Au niveau national, la situation politique demeure un facteur déterminant. Les événements récents ont montré à quel point la confiance des agents économiques pouvait être rapidement ébranlée. Les tensions internes, si elles se prolongeaient, pourraient retarder la reprise prévue pour 2026.
Les autorités monétaires doivent donc composer avec un environnement complexe, où la moindre perturbation externe ou interne peut remettre en cause les équilibres fragiles de l’économie.
Une stratégie de stabilité et d’observation
Face à ces incertitudes, la décision de la BFM de maintenir son taux directeur à 12 % s’inscrit dans une logique de prudence. Le Comité monétaire a privilégié une période d’observation afin d’évaluer les effets des mesures prises en octobre 2025. Ces dispositions visaient à renforcer le financement de l’économie par le biais d’une meilleure circulation de la liquidité dans le système bancaire.
La BFM entend ainsi donner le temps nécessaire pour que ces ajustements produisent leurs effets sur le crédit, l’investissement et la consommation. Ce choix s’explique également par la volonté d’éviter toute volatilité supplémentaire sur les marchés financiers, dans un contexte où la confiance des acteurs reste fragile.
En parallèle, la banque centrale réaffirme son double engagement : garantir la stabilité des prix et préserver la solidité du système financier. Elle s’attache également à soutenir, dans la mesure du possible, la reprise de l’activité économique à moyen terme.
Une perspective de reprise progressive en 2026
Les perspectives pour 2026 demeurent globalement optimistes. Les prévisions de la BFM tablent sur un redressement graduel de l’activité économique, porté par la normalisation du climat politique et l’impact positif des mesures de soutien monétaire.
Cette reprise devrait s’appuyer sur plusieurs leviers : la relance des projets d’investissement public, la stimulation du crédit au secteur privé et le renforcement des exportations. Toutefois, les autorités mettent en garde contre tout excès d’optimisme. Les défis structurels – dépendance aux importations, vulnérabilité du secteur agricole, faiblesse du tissu industriel – demeurent des obstacles majeurs à une croissance durable.

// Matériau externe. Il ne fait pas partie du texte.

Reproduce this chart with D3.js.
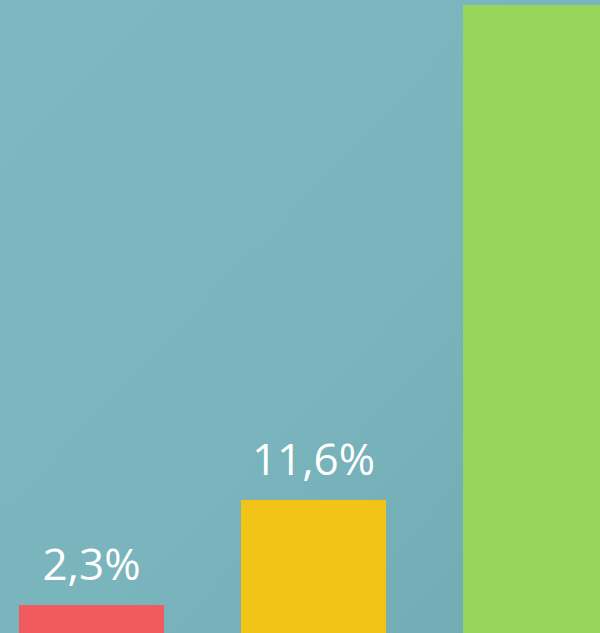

Dans ce contexte, la BFM se montre déterminée à poursuivre une politique monétaire équilibrée, alliant rigueur et flexibilité. L’objectif à moyen terme est d’instaurer un environnement propice à la stabilité des prix et à la confiance des investisseurs.
Conclusion : entre prudence et engagement pour la stabilité
La décision du 4 novembre 2025 illustre la posture mesurée de Banky Foiben’i Madagasikara face à une conjoncture économique délicate. En maintenant le taux directeur à 12 %, la BFM choisit d’observer les effets de ses récentes mesures avant d’envisager de nouveaux ajustements.
Cette approche pragmatique, fondée sur la stabilité et la prudence, vise à préserver la confiance dans le système financier tout en accompagnant la reprise de l’économie nationale. Les signaux encourageants sur l’inflation et les réserves de change confirment la pertinence de cette stratégie. Toutefois, la banque centrale reste consciente des risques externes et internes qui pourraient remettre en cause cet équilibre fragile.
L’année 2026 s’annonce décisive. Si les conditions politiques et économiques s’améliorent, Madagascar pourrait renouer avec une croissance plus solide et durable. La BFM, en maintenant le cap de la stabilité monétaire, entend jouer pleinement son rôle dans cette dynamique de redressement.